● Goal of the exercise
Return the listing below unchanged, minus its pictures.

● Dataset content
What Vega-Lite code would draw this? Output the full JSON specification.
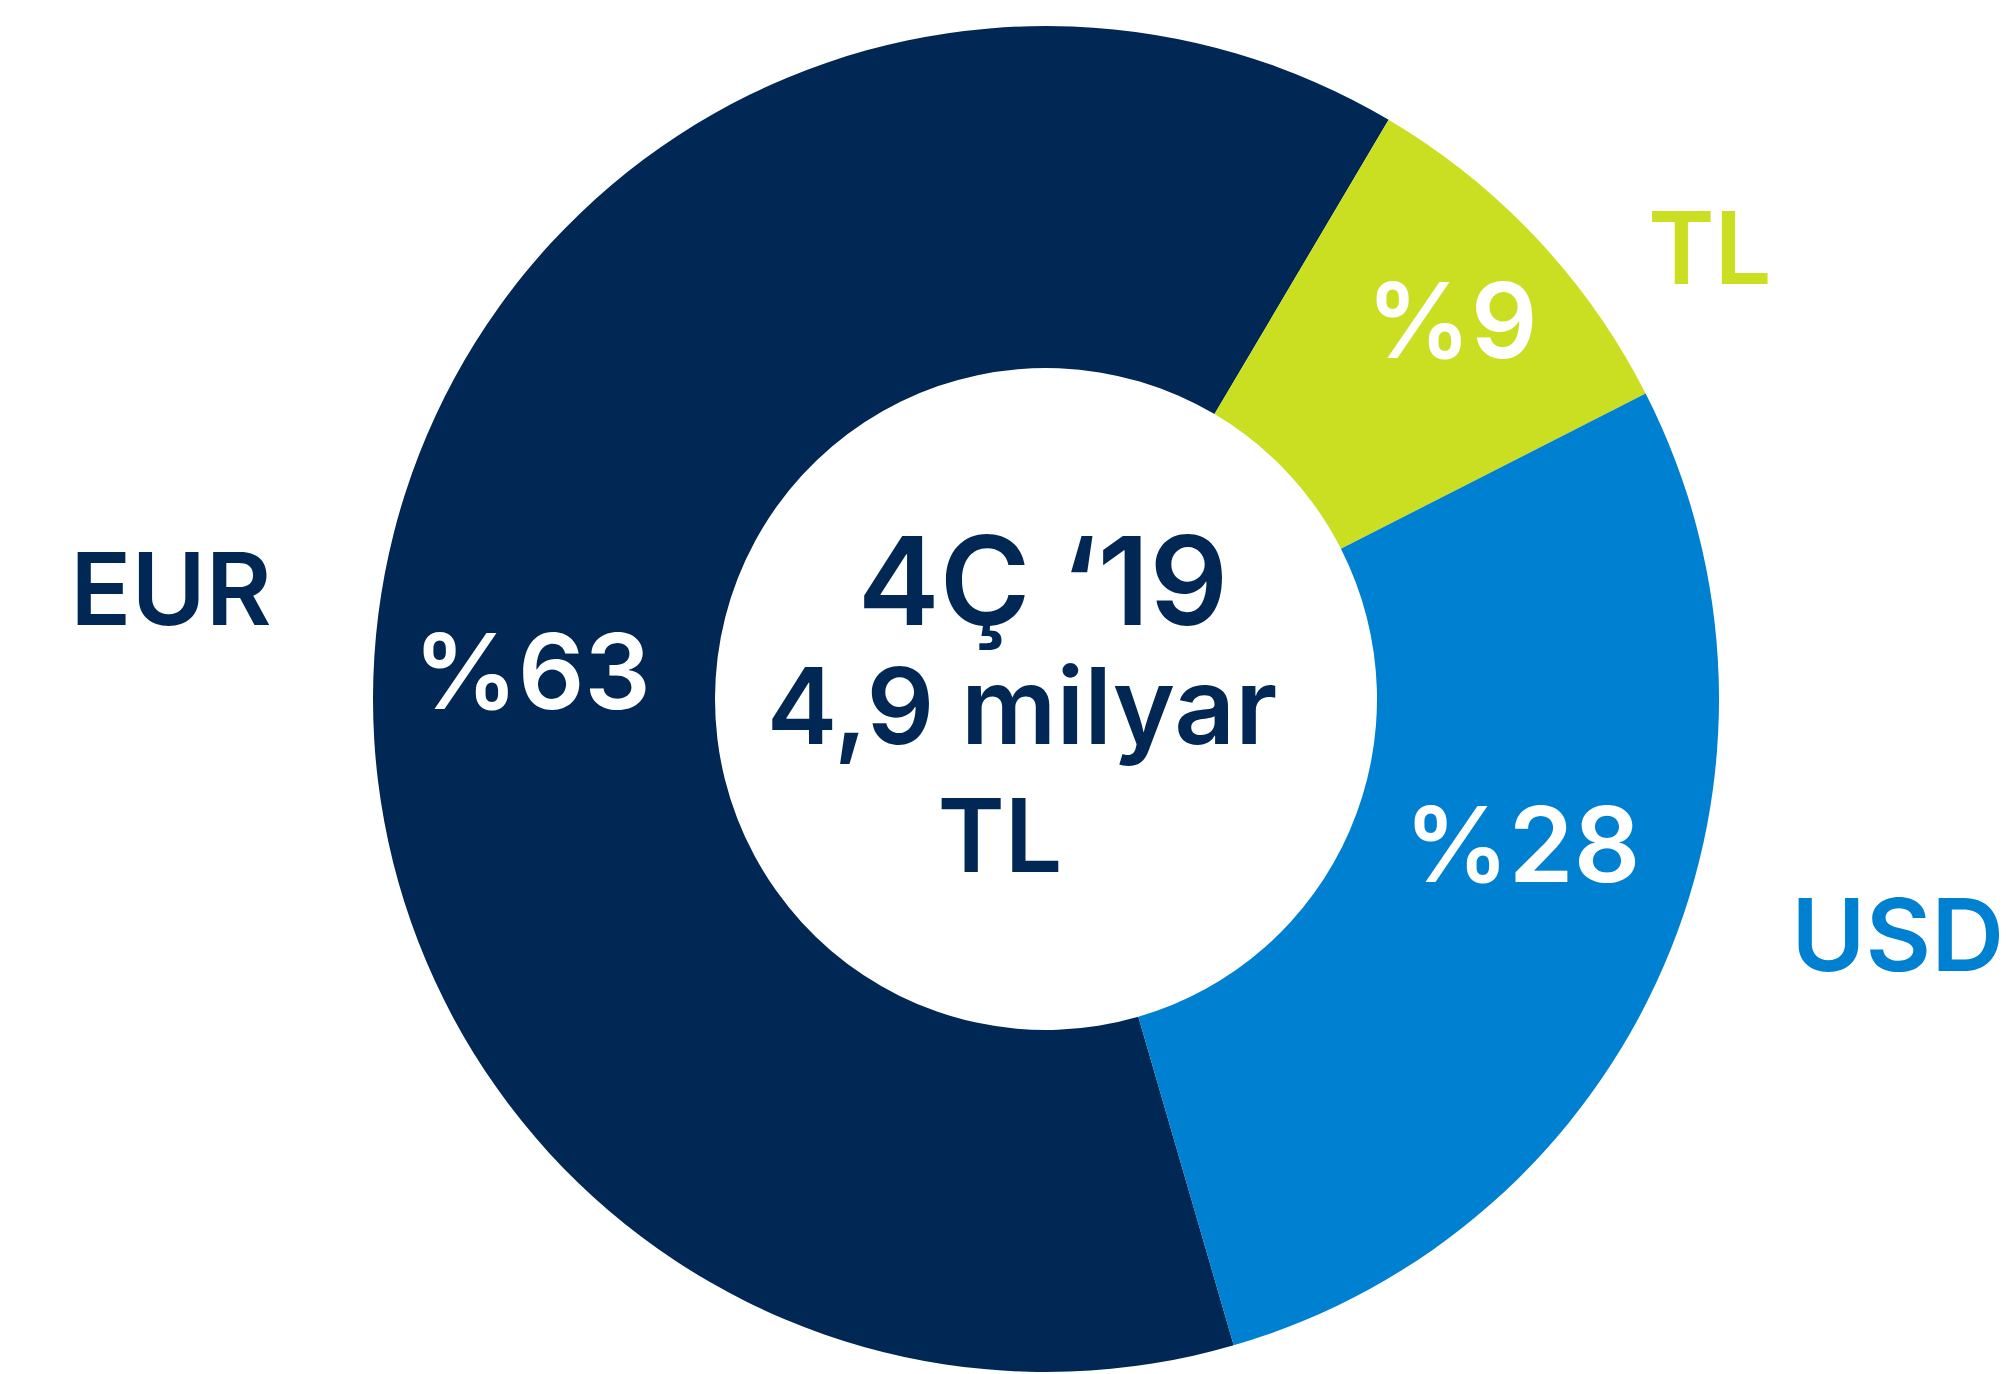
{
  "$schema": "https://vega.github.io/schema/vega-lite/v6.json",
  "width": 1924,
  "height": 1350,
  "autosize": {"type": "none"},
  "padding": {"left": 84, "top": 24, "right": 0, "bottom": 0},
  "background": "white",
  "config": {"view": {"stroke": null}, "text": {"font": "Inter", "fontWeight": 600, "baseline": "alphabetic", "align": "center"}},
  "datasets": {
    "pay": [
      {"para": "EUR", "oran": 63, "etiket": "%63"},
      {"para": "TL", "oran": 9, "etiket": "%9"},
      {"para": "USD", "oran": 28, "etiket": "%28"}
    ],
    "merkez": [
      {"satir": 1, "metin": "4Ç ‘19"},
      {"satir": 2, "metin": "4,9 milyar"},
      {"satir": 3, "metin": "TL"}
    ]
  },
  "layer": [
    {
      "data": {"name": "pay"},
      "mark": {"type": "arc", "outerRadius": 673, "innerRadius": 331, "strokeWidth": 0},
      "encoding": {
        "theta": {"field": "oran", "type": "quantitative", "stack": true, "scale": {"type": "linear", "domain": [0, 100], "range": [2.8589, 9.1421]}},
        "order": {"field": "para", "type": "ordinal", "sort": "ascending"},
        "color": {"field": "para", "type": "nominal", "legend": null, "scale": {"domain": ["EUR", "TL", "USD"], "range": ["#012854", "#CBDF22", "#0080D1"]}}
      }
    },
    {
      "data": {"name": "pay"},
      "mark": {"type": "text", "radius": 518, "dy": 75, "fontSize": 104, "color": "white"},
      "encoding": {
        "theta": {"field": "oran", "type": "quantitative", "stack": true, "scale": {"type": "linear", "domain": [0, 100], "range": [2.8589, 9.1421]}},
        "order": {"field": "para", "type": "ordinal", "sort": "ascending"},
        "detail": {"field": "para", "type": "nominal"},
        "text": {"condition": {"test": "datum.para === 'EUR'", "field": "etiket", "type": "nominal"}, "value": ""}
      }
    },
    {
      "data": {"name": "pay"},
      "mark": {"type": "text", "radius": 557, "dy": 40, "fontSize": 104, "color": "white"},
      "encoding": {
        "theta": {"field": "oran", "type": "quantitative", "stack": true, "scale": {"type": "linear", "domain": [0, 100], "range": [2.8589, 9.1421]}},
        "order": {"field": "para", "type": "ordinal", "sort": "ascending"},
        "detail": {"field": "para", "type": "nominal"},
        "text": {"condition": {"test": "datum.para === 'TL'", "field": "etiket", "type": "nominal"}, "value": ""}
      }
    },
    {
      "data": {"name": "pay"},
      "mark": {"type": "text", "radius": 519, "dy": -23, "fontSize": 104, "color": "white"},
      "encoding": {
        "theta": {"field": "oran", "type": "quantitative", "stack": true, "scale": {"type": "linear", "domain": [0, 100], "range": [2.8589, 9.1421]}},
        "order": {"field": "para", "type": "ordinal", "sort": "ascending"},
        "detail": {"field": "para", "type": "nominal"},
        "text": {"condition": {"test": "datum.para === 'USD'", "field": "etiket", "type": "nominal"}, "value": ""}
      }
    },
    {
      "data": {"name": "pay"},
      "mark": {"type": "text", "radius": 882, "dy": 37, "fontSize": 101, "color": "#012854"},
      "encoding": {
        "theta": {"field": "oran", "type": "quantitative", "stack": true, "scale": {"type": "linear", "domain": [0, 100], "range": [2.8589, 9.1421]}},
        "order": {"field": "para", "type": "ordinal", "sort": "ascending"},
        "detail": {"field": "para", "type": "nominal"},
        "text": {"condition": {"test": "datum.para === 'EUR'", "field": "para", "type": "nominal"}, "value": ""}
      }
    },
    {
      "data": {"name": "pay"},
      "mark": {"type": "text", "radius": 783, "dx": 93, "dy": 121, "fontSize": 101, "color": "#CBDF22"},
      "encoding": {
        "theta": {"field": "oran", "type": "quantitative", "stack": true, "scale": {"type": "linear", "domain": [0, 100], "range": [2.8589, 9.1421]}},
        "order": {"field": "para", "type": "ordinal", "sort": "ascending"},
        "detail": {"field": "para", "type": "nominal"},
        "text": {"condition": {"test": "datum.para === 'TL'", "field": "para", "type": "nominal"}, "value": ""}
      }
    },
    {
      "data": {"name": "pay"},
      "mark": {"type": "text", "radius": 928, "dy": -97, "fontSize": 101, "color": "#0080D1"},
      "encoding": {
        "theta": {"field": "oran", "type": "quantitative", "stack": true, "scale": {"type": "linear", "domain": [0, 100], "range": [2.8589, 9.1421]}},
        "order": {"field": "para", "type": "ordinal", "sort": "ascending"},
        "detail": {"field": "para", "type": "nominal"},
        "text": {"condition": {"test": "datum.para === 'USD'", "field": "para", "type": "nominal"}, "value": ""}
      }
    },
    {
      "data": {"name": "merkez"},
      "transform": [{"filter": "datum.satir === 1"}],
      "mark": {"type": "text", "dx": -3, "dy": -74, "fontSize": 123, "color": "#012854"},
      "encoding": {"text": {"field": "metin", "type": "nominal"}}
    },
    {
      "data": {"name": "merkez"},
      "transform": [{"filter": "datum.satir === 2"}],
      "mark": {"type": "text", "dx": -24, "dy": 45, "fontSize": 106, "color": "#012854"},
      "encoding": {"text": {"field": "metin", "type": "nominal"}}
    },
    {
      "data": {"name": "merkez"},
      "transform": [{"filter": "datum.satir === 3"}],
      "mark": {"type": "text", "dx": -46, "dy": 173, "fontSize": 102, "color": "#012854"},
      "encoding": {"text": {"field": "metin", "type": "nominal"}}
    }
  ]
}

● Full solution
What Vega-Lite code would draw this? Output the full JSON specification.
{
  "$schema": "https://vega.github.io/schema/vega-lite/v6.json",
  "width": 1924,
  "height": 1350,
  "autosize": {"type": "none"},
  "padding": {"left": 84, "top": 24, "right": 0, "bottom": 0},
  "background": "white",
  "config": {"view": {"stroke": null}, "text": {"font": "Inter", "fontWeight": 600, "baseline": "alphabetic", "align": "center"}},
  "datasets": {
    "pay": [
      {"para": "EUR", "oran": 63, "etiket": "%63"},
      {"para": "TL", "oran": 9, "etiket": "%9"},
      {"para": "USD", "oran": 28, "etiket": "%28"}
    ],
    "merkez": [
      {"satir": 1, "metin": "4Ç ‘19"},
      {"satir": 2, "metin": "4,9 milyar"},
      {"satir": 3, "metin": "TL"}
    ]
  },
  "layer": [
    {
      "data": {"name": "pay"},
      "mark": {"type": "arc", "outerRadius": 673, "innerRadius": 331, "strokeWidth": 0},
      "encoding": {
        "theta": {"field": "oran", "type": "quantitative", "stack": true, "scale": {"type": "linear", "domain": [0, 100], "range": [2.8589, 9.1421]}},
        "order": {"field": "para", "type": "ordinal", "sort": "ascending"},
        "color": {"field": "para", "type": "nominal", "legend": null, "scale": {"domain": ["EUR", "TL", "USD"], "range": ["#012854", "#CBDF22", "#0080D1"]}}
      }
    },
    {
      "data": {"name": "pay"},
      "mark": {"type": "text", "radius": 518, "dy": 75, "fontSize": 104, "color": "white"},
      "encoding": {
        "theta": {"field": "oran", "type": "quantitative", "stack": true, "scale": {"type": "linear", "domain": [0, 100], "range": [2.8589, 9.1421]}},
        "order": {"field": "para", "type": "ordinal", "sort": "ascending"},
        "detail": {"field": "para", "type": "nominal"},
        "text": {"condition": {"test": "datum.para === 'EUR'", "field": "etiket", "type": "nominal"}, "value": ""}
      }
    },
    {
      "data": {"name": "pay"},
      "mark": {"type": "text", "radius": 557, "dy": 40, "fontSize": 104, "color": "white"},
      "encoding": {
        "theta": {"field": "oran", "type": "quantitative", "stack": true, "scale": {"type": "linear", "domain": [0, 100], "range": [2.8589, 9.1421]}},
        "order": {"field": "para", "type": "ordinal", "sort": "ascending"},
        "detail": {"field": "para", "type": "nominal"},
        "text": {"condition": {"test": "datum.para === 'TL'", "field": "etiket", "type": "nominal"}, "value": ""}
      }
    },
    {
      "data": {"name": "pay"},
      "mark": {"type": "text", "radius": 519, "dy": -23, "fontSize": 104, "color": "white"},
      "encoding": {
        "theta": {"field": "oran", "type": "quantitative", "stack": true, "scale": {"type": "linear", "domain": [0, 100], "range": [2.8589, 9.1421]}},
        "order": {"field": "para", "type": "ordinal", "sort": "ascending"},
        "detail": {"field": "para", "type": "nominal"},
        "text": {"condition": {"test": "datum.para === 'USD'", "field": "etiket", "type": "nominal"}, "value": ""}
      }
    },
    {
      "data": {"name": "pay"},
      "mark": {"type": "text", "radius": 882, "dy": 37, "fontSize": 101, "color": "#012854"},
      "encoding": {
        "theta": {"field": "oran", "type": "quantitative", "stack": true, "scale": {"type": "linear", "domain": [0, 100], "range": [2.8589, 9.1421]}},
        "order": {"field": "para", "type": "ordinal", "sort": "ascending"},
        "detail": {"field": "para", "type": "nominal"},
        "text": {"condition": {"test": "datum.para === 'EUR'", "field": "para", "type": "nominal"}, "value": ""}
      }
    },
    {
      "data": {"name": "pay"},
      "mark": {"type": "text", "radius": 783, "dx": 93, "dy": 121, "fontSize": 101, "color": "#CBDF22"},
      "encoding": {
        "theta": {"field": "oran", "type": "quantitative", "stack": true, "scale": {"type": "linear", "domain": [0, 100], "range": [2.8589, 9.1421]}},
        "order": {"field": "para", "type": "ordinal", "sort": "ascending"},
        "detail": {"field": "para", "type": "nominal"},
        "text": {"condition": {"test": "datum.para === 'TL'", "field": "para", "type": "nominal"}, "value": ""}
      }
    },
    {
      "data": {"name": "pay"},
      "mark": {"type": "text", "radius": 928, "dy": -97, "fontSize": 101, "color": "#0080D1"},
      "encoding": {
        "theta": {"field": "oran", "type": "quantitative", "stack": true, "scale": {"type": "linear", "domain": [0, 100], "range": [2.8589, 9.1421]}},
        "order": {"field": "para", "type": "ordinal", "sort": "ascending"},
        "detail": {"field": "para", "type": "nominal"},
        "text": {"condition": {"test": "datum.para === 'USD'", "field": "para", "type": "nominal"}, "value": ""}
      }
    },
    {
      "data": {"name": "merkez"},
      "transform": [{"filter": "datum.satir === 1"}],
      "mark": {"type": "text", "dx": -3, "dy": -74, "fontSize": 123, "color": "#012854"},
      "encoding": {"text": {"field": "metin", "type": "nominal"}}
    },
    {
      "data": {"name": "merkez"},
      "transform": [{"filter": "datum.satir === 2"}],
      "mark": {"type": "text", "dx": -24, "dy": 45, "fontSize": 106, "color": "#012854"},
      "encoding": {"text": {"field": "metin", "type": "nominal"}}
    },
    {
      "data": {"name": "merkez"},
      "transform": [{"filter": "datum.satir === 3"}],
      "mark": {"type": "text", "dx": -46, "dy": 173, "fontSize": 102, "color": "#012854"},
      "encoding": {"text": {"field": "metin", "type": "nominal"}}
    }
  ]
}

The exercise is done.